You may do this project at almost any point during the semester. Here's the procedure...

Here are some guidelines for picking the problem...

Writing Guidelines:

There are some common problems which arise when learning mathematical writing. I recognize that you have almost certainly not done this before, and that this is probably all new to you.

(1) Technology -- Both the rough draft and the final copy must be computer-processed, including any pictures or graphs needed. I should see nothing handwritten on your paper. Here are fixes for some standard difficulties...

(2) Format -- One way to think about the assignment is to pretend you're writing a short paper, and the subject is the problem at hand. There should be an introduction, which often consists of a statement of the problem, a body, which often consists of a discussion and solution of the problem, and a concluding statement, which usually places the solution in context. (Examples of common conclusions: "This amount is realistic because..." or "...which is what we expected because...") There should not be sections labelled as corrresponding to parts (a), (b), etc. of a problem, if indeed the problem has such parts.

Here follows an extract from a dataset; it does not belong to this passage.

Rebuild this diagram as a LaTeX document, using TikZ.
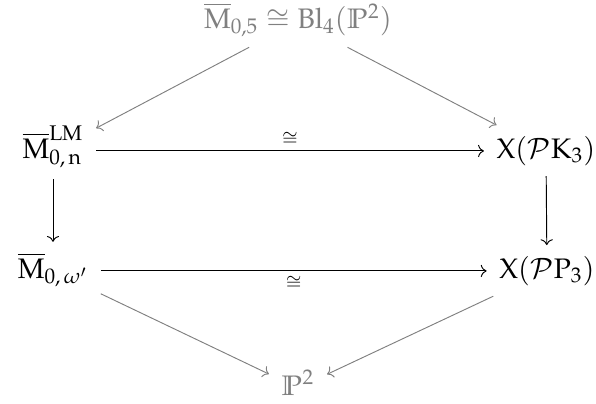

(3) Writing style -- While the style of your writeup should be similar to any regular old group homework problem, this assignment requires a bit more formality. (In my dreams, writing this will help you in writing up your regular homework...) Your reader will not have a textbook handy when perusing your paper, so don't refer to the text in such a way that you confuse the reader. For example, restate the problem, but do not quote it directly. ("Find the area under the curve" becomes "Suppose we wanted to find the area under the curve...") Similarly, if your chosen problem has several parts, don't list them at the beginning of the paper. Bring them up as they occur. And, because you're controlling the flow of the writing, you can discuss the parts in a different order than they're presented in the problem if that's more convenient!

Another example, taken from an email sent on this topic:
Instead of writing
"(a) Find the miniflarg of the flozzlenuck."
write something like
"Now let's find the miniflarg of the flozzlenuck."
"Suppose we wanted to find the miniflarg of the flozzlenuck..."
"What about the miniflarg of the flozzlenuck? To find..."

That way you're introducing what you're trying to do without actually posing it as a command.

You don't need to have intro and conclusion paragraphs, but you should have a couple of sentences on each end that serve as a frame for the problem. (You don't want people to be confused at the beginning or wonder what happened to the punch line of the problem.) One good way to end is to make a statement that ties together a few parts of the problem.

When I critique your rough draft, I will not point out every flaw. In an English-style writing assignment, a faculty member generally doesn't make detailed grammatical comments and such. Because you don't have much experience with mathematical writing, I usually do some editing---I'll correct grammar errors and usage errors as I see them... after all, mathematical grammar is slightly different from English grammar. So, when you're revising your paper, don't forget to read it over a few times to catch flaws that I didn't mark. And just as should happen with any other paper, the exposition should improve somewhat between the rough draft and the final copy.